**Dataset extract**:
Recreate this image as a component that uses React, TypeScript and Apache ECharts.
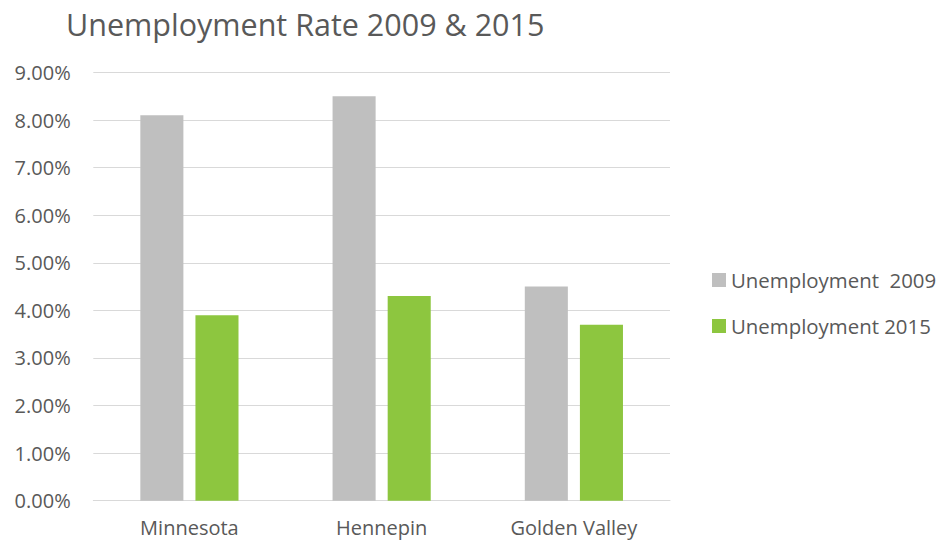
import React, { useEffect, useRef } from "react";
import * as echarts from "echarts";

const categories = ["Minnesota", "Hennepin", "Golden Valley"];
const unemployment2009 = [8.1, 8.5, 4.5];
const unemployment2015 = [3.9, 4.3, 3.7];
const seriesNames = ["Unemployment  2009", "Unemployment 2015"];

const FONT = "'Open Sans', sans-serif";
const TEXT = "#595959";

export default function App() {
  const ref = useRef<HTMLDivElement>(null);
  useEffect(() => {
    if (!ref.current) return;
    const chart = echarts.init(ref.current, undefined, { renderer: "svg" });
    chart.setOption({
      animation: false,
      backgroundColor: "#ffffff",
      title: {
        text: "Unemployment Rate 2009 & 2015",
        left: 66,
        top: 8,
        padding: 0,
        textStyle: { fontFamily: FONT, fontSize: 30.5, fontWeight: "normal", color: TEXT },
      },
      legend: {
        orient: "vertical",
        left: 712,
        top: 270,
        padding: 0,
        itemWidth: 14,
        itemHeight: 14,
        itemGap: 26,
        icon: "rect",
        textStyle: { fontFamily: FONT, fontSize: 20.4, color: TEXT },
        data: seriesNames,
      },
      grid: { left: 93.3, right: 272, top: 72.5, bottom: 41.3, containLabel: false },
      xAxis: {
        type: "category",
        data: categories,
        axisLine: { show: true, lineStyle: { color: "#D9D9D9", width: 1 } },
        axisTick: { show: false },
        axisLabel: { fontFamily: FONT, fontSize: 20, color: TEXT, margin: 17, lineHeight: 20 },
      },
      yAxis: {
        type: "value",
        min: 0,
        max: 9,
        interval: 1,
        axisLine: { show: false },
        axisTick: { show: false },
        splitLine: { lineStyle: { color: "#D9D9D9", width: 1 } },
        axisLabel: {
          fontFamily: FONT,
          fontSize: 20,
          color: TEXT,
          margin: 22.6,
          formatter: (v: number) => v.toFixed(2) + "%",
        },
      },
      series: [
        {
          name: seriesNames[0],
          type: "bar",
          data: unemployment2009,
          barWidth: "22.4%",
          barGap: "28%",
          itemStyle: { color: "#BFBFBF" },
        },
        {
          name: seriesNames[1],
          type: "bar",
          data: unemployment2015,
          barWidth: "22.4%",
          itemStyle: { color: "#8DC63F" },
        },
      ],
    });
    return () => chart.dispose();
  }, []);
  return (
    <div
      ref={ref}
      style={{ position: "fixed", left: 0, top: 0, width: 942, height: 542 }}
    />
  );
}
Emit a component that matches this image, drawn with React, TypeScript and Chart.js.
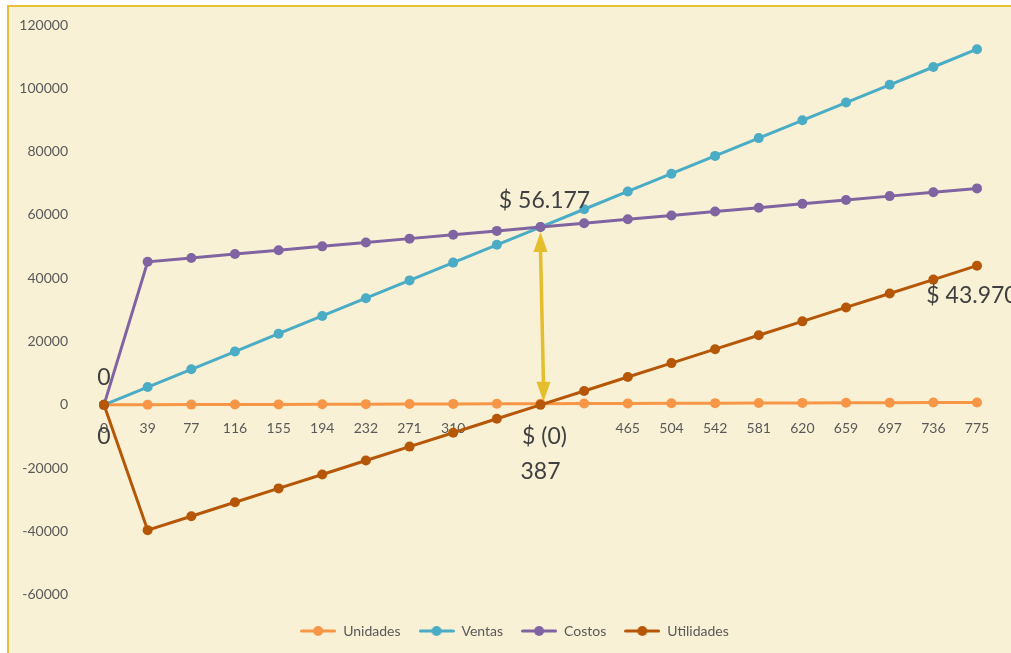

**Stated problem**: In the entries above, identify every line with the word "component". Copy those lines.

**Full output**:
Recreate this image as a component that uses React, TypeScript and Apache ECharts.
Emit a component that matches this image, drawn with React, TypeScript and Chart.js.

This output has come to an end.